Who did the spinning? Welles himself? Or the newspapers nervous about this new-fangled thing called radio, a medium which was to prove such a useful tool in the looming propaganda wars of WW2?

Photo by Richard Davenport

This, and more, is examined in Rhum and Clay's super-smart, multi-layered new show, War of the Worlds, at the New Diorama. Even the title both tells the truth but also slyly misleads. Because what is under scrutiny here is not just the broadcast and the myths surrounding it, but also the current info wars on the internet.

Tightly scripted by Isley Lynn (who wrote the excellent Skin a Cat) and devised by the company—Mona Goodwin, Julian Spooner, Amalia Vitale and Matthew Wells—it's played out on a nifty set, designed by Bethany Wells, which recreates a 1930s American radio studio. It also elegantly serves as Grovers Mill, the real New Jersey town, which was used in Welles' version of The War of the Worlds as the initial location of the alien landing. There is some very effective lighting from Nick Flinoff and Pete Maxey which almost persuades you that aliens have landed.

Photo by Richard Davenport

Grovers Mill has since created a cottage industry based on its connection to an alien invasion which never happened, and in Rhum and Clay's time hopping show, it is where we find Mina, a would-be podcaster. In the run-up to the election of Trump as president she has come to Grovers Mill to find out the truth about a woman called Margaret who became estranged from her American family and fled to the UK.

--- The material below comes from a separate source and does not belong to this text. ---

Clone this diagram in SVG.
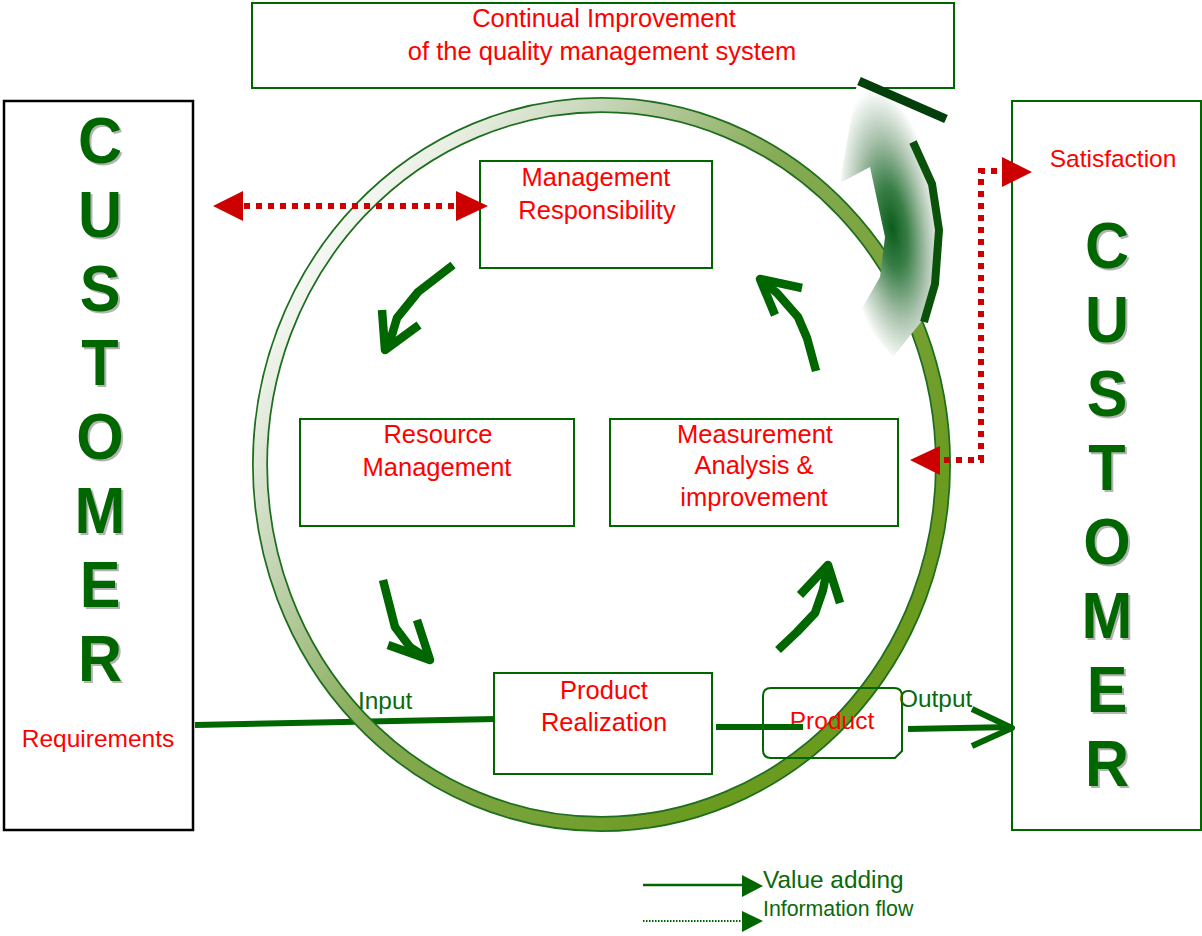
<svg xmlns="http://www.w3.org/2000/svg" xmlns:xlink="http://www.w3.org/1999/xlink" width="1202" height="936" viewBox="0 0 1202 936">
  <style>
    .box { fill: #ffffff; stroke: #006600; stroke-width: 2; }
    .boxk { fill: #ffffff; stroke: #000000; stroke-width: 2.5; }
    .lbl { font-family: "Liberation Sans", Arial, sans-serif; font-size: 25.5px; fill: #ff0000; text-anchor: middle; }
    .lbls { font-family: "Liberation Sans", Arial, sans-serif; font-size: 24.5px; fill: #ff0000; text-anchor: middle; }
    .grn { font-family: "Liberation Sans", Arial, sans-serif; font-size: 24.4px; fill: #0a6a0a; }
    .grn-sm { font-family: "Liberation Sans", Arial, sans-serif; font-size: 21.3px; fill: #0a6a0a; }
    .big { font-family: "Liberation Sans", Arial, sans-serif; font-size: 61px; font-weight: bold; text-anchor: middle; }
    .hand { fill: none; stroke: #006600; stroke-width: 8.5; stroke-linejoin: round; stroke-linecap: butt; }
    .flow { fill: none; stroke: #006600; stroke-width: 6; }
    .info { fill: none; stroke: #cc0000; stroke-width: 6; stroke-dasharray: 6 6; }
    .redhead { fill: #cc0000; }
  </style>
  <defs>
    <linearGradient id="ringGrad" gradientUnits="userSpaceOnUse" x1="250" y1="300" x2="800" y2="700">
      <stop offset="0" stop-color="#ffffff"/>
      <stop offset="0.25" stop-color="#c6d6b8"/>
      <stop offset="0.5" stop-color="#86ab55"/>
      <stop offset="1" stop-color="#6a9a1e"/>
    </linearGradient>
    <radialGradient id="arrowGrad" gradientUnits="userSpaceOnUse" cx="0" cy="0" r="1" gradientTransform="translate(892,228) rotate(-8) scale(50,140)">
      <stop offset="0" stop-color="#0a5c1a"/>
      <stop offset="0.3" stop-color="#3a7f48"/>
      <stop offset="0.65" stop-color="#a9c2ac"/>
      <stop offset="1" stop-color="#ffffff"/>
    </radialGradient>
    <g id="colLeft">
      <text class="big" transform="matrix(1,0,0,1.07,100,163)">C</text>
      <text class="big" transform="matrix(1,0,0,1.07,100,237)">U</text>
      <text class="big" transform="matrix(1,0,0,1.07,100,311)">S</text>
      <text class="big" transform="matrix(1,0,0,1.07,100,385)">T</text>
      <text class="big" transform="matrix(1,0,0,1.07,100,459)">O</text>
      <text class="big" transform="matrix(1,0,0,1.07,100,533)">M</text>
      <text class="big" transform="matrix(1,0,0,1.07,100,607)">E</text>
      <text class="big" transform="matrix(1,0,0,1.07,100,681)">R</text>
    </g>
    <g id="colRight">
      <text class="big" transform="matrix(1,0,0,1.07,1107,268)">C</text>
      <text class="big" transform="matrix(1,0,0,1.07,1107,342)">U</text>
      <text class="big" transform="matrix(1,0,0,1.07,1107,416)">S</text>
      <text class="big" transform="matrix(1,0,0,1.07,1107,490)">T</text>
      <text class="big" transform="matrix(1,0,0,1.07,1107,564)">O</text>
      <text class="big" transform="matrix(1,0,0,1.07,1107,638)">M</text>
      <text class="big" transform="matrix(1,0,0,1.07,1107,712)">E</text>
      <text class="big" transform="matrix(1,0,0,1.07,1107,786)">R</text>
    </g>
  </defs>

  <rect width="1202" height="936" fill="#ffffff"/>

  <!-- customer boxes -->
  <g id="customer-left">
    <rect class="boxk" x="4" y="101" width="189" height="729"/>
    <use xlink:href="#colLeft" fill="#b4b4b4" x="2" y="2"/>
    <use xlink:href="#colLeft" fill="#006600"/>
    <text class="lbls" x="98" y="747">Requirements</text>
  </g>
  <g id="customer-right">
    <rect class="box" x="1012" y="101" width="189" height="729"/>
    <use xlink:href="#colRight" fill="#b4b4b4" x="2" y="2"/>
    <use xlink:href="#colRight" fill="#006600"/>
    <text class="lbls" x="1113" y="167">Satisfaction</text>
  </g>

  <!-- input flow runs beneath the cycle ring -->
  <g id="connectors-under">
    <path class="flow" d="M195,725 L496,719"/>
  </g>

  <!-- continual improvement ring -->
  <g id="ring">
    <ellipse cx="601.5" cy="464.5" rx="341.5" ry="359.5" fill="none" stroke="#1f6e1f" stroke-width="16"/>
    <ellipse cx="601.5" cy="464.5" rx="341.5" ry="359.5" fill="none" stroke="url(#ringGrad)" stroke-width="12.5"/>
  </g>

  <g id="continual-improvement">
    <rect class="box" x="252" y="3" width="702" height="85"/>
    <text class="lbl" x="604" y="27">Continual Improvement</text>
    <text class="lbl" x="602" y="60">of the quality management system</text>
  </g>

  <g id="management-responsibility">
    <rect class="box" x="480" y="161" width="232" height="107"/>
    <text class="lbl" x="596" y="186">Management</text>
    <text class="lbl" x="597" y="219">Responsibility</text>
  </g>

  <g id="resource-management">
    <rect class="box" x="300" y="419" width="274" height="107"/>
    <text class="lbl" x="438" y="443">Resource</text>
    <text class="lbl" x="437" y="476">Management</text>
  </g>

  <g id="measurement">
    <rect class="box" x="610" y="419" width="288" height="107"/>
    <text class="lbl" x="755" y="443">Measurement</text>
    <text class="lbl" x="754" y="474">Analysis &amp;</text>
    <text class="lbl" x="754" y="506">improvement</text>
  </g>

  <g id="product-realization">
    <rect class="box" x="494" y="673" width="218" height="101"/>
    <text class="lbl" x="604" y="699">Product</text>
    <text class="lbl" x="604" y="731">Realization</text>
  </g>

  <g id="product">
    <path d="M771,688 H894 Q902,688 902,696 V751 L895,758 H771 Q763,758 763,750 V696 Q763,688 771,688 Z" fill="none" stroke="#006600" stroke-width="2"/>
    <text class="lbls" x="832" y="729">Product</text>
  </g>

  <!-- improvement arrow leaving the ring -->
  <g id="improvement-arrow">
    <path d="M858,315 L880,277 L885,237 L870,167 L840,183 L857,83 L948,118 L912,145 L932,185 L938,230 L933,282 L921,322 L893,357 Z" fill="url(#arrowGrad)"/>
    <path d="M913,142 L932,184 L939,230 L935,284 L924,322" fill="none" stroke="#0a520a" stroke-width="8"/>
    <path d="M859,81 L946,119" fill="none" stroke="#033f0a" stroke-width="9"/>
  </g>

  <g id="connectors">
    <!-- cycle arrows -->
    <path class="hand" d="M453,265 L418,292 L397,318 L388,348"/>
    <path class="hand" d="M382,310 L385,350 L419,325"/>
    <path class="hand" d="M816,371 L807,338 L798,317 L777,293 L760,279"/>
    <path class="hand" d="M802,288 L760,279 L775,315"/>
    <path class="hand" d="M383,580 L395,627 L410,647 L430,660"/>
    <path class="hand" d="M417,620 L430,660 L388,645"/>
    <path class="hand" d="M778,650 L797,632 L815,613 L823,590 L828,565"/>
    <path class="hand" d="M800,595 L828,565 L840,603"/>

    <!-- product flow -->
    <path class="flow" d="M716,727 L803,727"/>
    <path class="flow" d="M908,729 L1012,727"/>
    <path class="flow" d="M972,709 L1012,728 L972,746" stroke-linejoin="round"/>

    <!-- information flows -->
    <path class="info" d="M244,206 L456,206"/>
    <polygon class="redhead" points="213,206 243,191 243,221"/>
    <polygon class="redhead" points="488,206 456,191 456,221"/>
    <path class="info" d="M944,460 L981,460 L981,171 L1003,171"/>
    <polygon class="redhead" points="910,460 940,446 940,475"/>
    <polygon class="redhead" points="1032,172 1002,157 1002,187"/>

    <text class="grn" x="358" y="709">Input</text>
    <text class="grn" x="899" y="707">Output</text>
  </g>

  <!-- legend -->
  <g id="legend">
    <path d="M643,885 L743,885" stroke="#006600" stroke-width="2.5" fill="none"/>
    <polygon points="742,875 763,886 742,897" fill="#006600"/>
    <text class="grn" x="763" y="888">Value adding</text>
    <path d="M643,921 L743,921" stroke="#006600" stroke-width="2" stroke-dasharray="1.5 1.5" fill="none"/>
    <polygon points="742,911 763,921 742,932" fill="#006600"/>
    <text class="grn-sm" x="763" y="916">Information flow</text>
  </g>
</svg>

There is a lot going on in 80 gripping minutes in which there are no less than four Orson Welles, and which constantly questions not just the nature of the truth but how some find the means to exploit it for personal or financial gain. Not to mention, how everyone is committed to their own particular version of the truth. That is very much the case within families where one person's truth is another's myth.

Last summer in Edinburgh this Lecoq trained company re-imagined Dario Fo's Bible-stories inspired Mistero Buffero to examine the dangers of populist Messiahs. Prior to that, the company produced the superb 64 Squares about the unreliability of the narratives we spin. The addition of this show makes it look as if a substantial body of work is emerging.

Photo by Richard Davenport

The evening delivers plenty of theatrical punches and plays lightly on the idea of theatre as a lie as it reminds how truth depends on who is telling it and why, how new technologies change the game, and how susceptible we remain to manipulation, particularly at times when the world seems an uncertain and frightening place.